Few things bring more peace and pride to Glenn and Scarlett Riley than a walk through the forest on their farm in southeast Henry County.
The couple’s love and dedication to the land — and each other — combined with a desire to share their property to educate others, earned them the title of Alabama’s Tree Farmers of the Year. Their 300+ acre farm is in the Barnes community just south of Abbeville.
“We grew up here, and we were high school sweethearts,” said Glenn, who retired in 1996 after owning several grocery stores in Alabama and Florida. “When we moved away for my career, I never dreamed we’d come back.”
Scarlett’s family owned the farm, a portion of which she inherited. Eventually, the Rileys purchased the rest of the family land, and the couple moved from Daphne back to the home place.
“Our weekend trips here turned into weeklong trips,” Glenn said. “Those turned into monthlong stays, and in 2004, we decided to buy a trailer and live here while we built a house.”
The couple joined the Alabama TREASURE Forest Association and developed a property management plan in 2003. Its rolling hills are dotted with loblolly and longleaf pines. Majestic oaks and other hardwood species fill bottomland woven with winding creeks. Their land is home to wildlife, walking trails, a reflection pool and multiple prayer benches nestled in peaceful settings.
Eleven miles of fire lanes crisscross the land, creating tracks from 10 to 30 acres. Signs mark a roadway system and carry the names of the Rileys’ children, grandchildren and other family descendants. Their farm has open areas for wildlife food plots and a pond stocked with bass and bream. Signposts mark and protect numerous gopher tortoise burrows.
For 12 years, the Rileys have shared their property by hosting Classroom In The Forest field days for nearly 250 Henry County fifth-graders.

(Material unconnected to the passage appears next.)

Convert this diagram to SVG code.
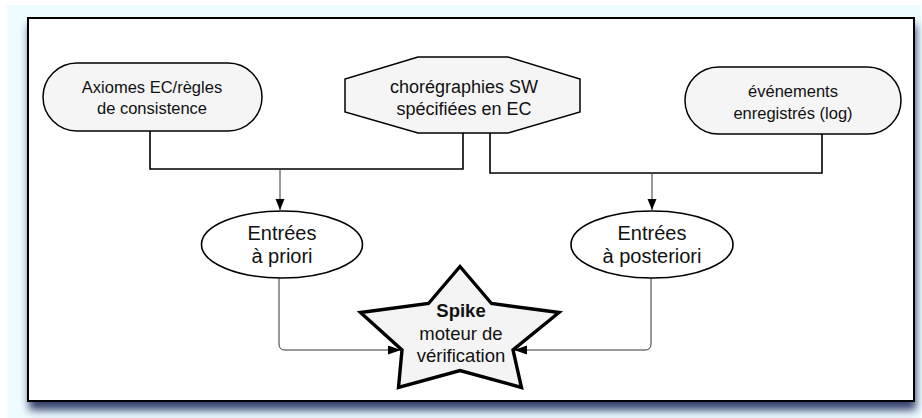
<svg xmlns="http://www.w3.org/2000/svg" width="922" height="418" viewBox="0 0 922 418">
<defs>
<style>
text{font-family:"Liberation Sans",Arial,Helvetica,sans-serif;fill:#111;text-anchor:middle}
.node{fill:#f5f5f5;stroke:#000;stroke-width:1.5}
.ell{fill:#fff;stroke:#000;stroke-width:1.6}
.star{fill:#f4f4f4;stroke:#000;stroke-width:3.4;stroke-linejoin:miter}
.thick{fill:none;stroke:#000;stroke-width:1.6}
.thin{fill:none;stroke:#333;stroke-width:1}
.s16{font-size:16.5px}
.s18{font-size:18px}
.s20{font-size:20px}
.s185{font-size:18.5px}
</style>
<filter id="sh" x="-5%" y="-10%" width="110%" height="125%">
<feGaussianBlur stdDeviation="4"/>
</filter>
<marker id="ah" markerUnits="userSpaceOnUse" markerWidth="12" markerHeight="10" refX="11" refY="4.5" orient="auto">
<path d="M0,0 L11,4.5 L0,9 z" fill="#000"/>
</marker>
<marker id="ah2" markerUnits="userSpaceOnUse" markerWidth="14" markerHeight="10" refX="13" refY="4.5" orient="auto">
<path d="M0,0 L13,4.5 L0,9 z" fill="#000"/>
</marker>
</defs>
<rect x="7" y="5" width="914" height="413" fill="#eefcff"/>
<rect x="29" y="25" width="887" height="385" fill="#1e2c5c" opacity="0.9" filter="url(#sh)"/>
<rect x="28" y="18" width="886" height="383" fill="#fff" stroke="#000" stroke-width="2"/>

<g id="connectors">
<path class="thick" d="M150,131 V169 H463 V133"/>
<path class="thick" d="M490,133 V173 H822 V134"/>
<path class="thin" d="M280,169 V210" marker-end="url(#ah)"/>
<path class="thin" d="M652,173 V210" marker-end="url(#ah)"/>
<path class="thin" d="M279,278 V344 Q279,350 285,350 H401" marker-end="url(#ah2)"/>
<path class="thin" d="M651,278 V344 Q651,350 645,350 H514" marker-end="url(#ah2)"/>
</g>

<g id="axiomes">
<rect class="node" x="43" y="63" width="219" height="68" rx="34" ry="34"/>
<text class="s16" x="152" y="93">Axiomes EC/règles</text>
<text class="s16" x="152" y="114">de consistence</text>
</g>

<g id="choregraphies">
<polygon class="node" points="418,57 508,57 580,79 580,112 508,133 418,133 345,112 345,79"/>
<text class="s18" x="464" y="93">chorégraphies SW</text>
<text class="s18" x="464" y="115">spécifiées en EC</text>
</g>

<g id="evenements">
<rect class="node" x="685" y="67" width="216" height="67" rx="33.5" ry="33.5"/>
<text class="s16" x="793" y="97">événements</text>
<text class="s16" x="793" y="119">enregistrés (log)</text>
</g>

<g id="apriori">
<ellipse class="ell" cx="282" cy="244.5" rx="80.5" ry="33.5"/>
<text class="s20" x="282" y="240">Entrées</text>
<text class="s20" x="282" y="263">à priori</text>
</g>

<g id="aposteriori">
<ellipse class="ell" cx="652" cy="244.5" rx="81" ry="33.5"/>
<text class="s20" x="652" y="240">Entrées</text>
<text class="s20" x="652" y="263">à posteriori</text>
</g>

<g id="spike">
<polygon class="star" points="460,266.5 491.5,303.5 559,312.5 513,350 521.5,387.5 460,370.5 398.5,387.5 402,350 360.5,312.5 428.5,303.5"/>
<text class="s185" x="461" y="317" font-weight="bold">Spike</text>
<text class="s185" x="461" y="340">moteur de</text>
<text class="s185" x="461" y="362">vérification</text>
</g>
</svg>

“It’s amazing when you see all those buses pull up here,” Scarlett said. “The students are so excited to be in the woods. They’re divided into groups and visit stations set up throughout the woods. They learn about water quality, tree identification, wildlife and some of the products made from wood. Volunteers help us with the stations, and some of our volunteers were once students who came here when they were in school.”
Boy Scout troops and church groups also enjoy trips to the Rileys’ farm.
Continued improvements to their farm takes a lot of time, said Glenn, who usually works about 30 hours a week on the property. The couple works together much of the time and has help from Glenn’s brother, Jerry.
The Rileys hard work hasn’t gone unnoticed. As Alabama’s 2016 Tree Farmers Of The Year, they are finalists for the 2017 Southern Tree Farmers Of The Year Award, a preliminary to the National Tree Farmer Of The Year Award that will be announced later this year.
The Tree Farmer Of The Year Award recognizes private landowners who do an exceptional job of forest management and actively promote sustainable forestry. Through the program, individuals are honored as forestry leaders who demonstrate the benefits of good management.
In addition to being a certified Tree Farm and TREASURE Forest, their farm is a designated Stewardship Forest. The Rileys also won the prestigious Helene Mosley TREASURE Forest Award in 2016, which recognizes outstanding TREASURE Forest landowners.
Awards are nice, and sharing their property brings great joy to the couple, who have been married 57 years. But they say a greater calling led them back home to Henry County.
“I think when God gives you something or puts something in your hands, it’s for you to manage the very best that you can,” Scarlett said. “The more I learn about the forest, I realize it’s so much more than just a tree growing. We believe this is what God wants us to do.”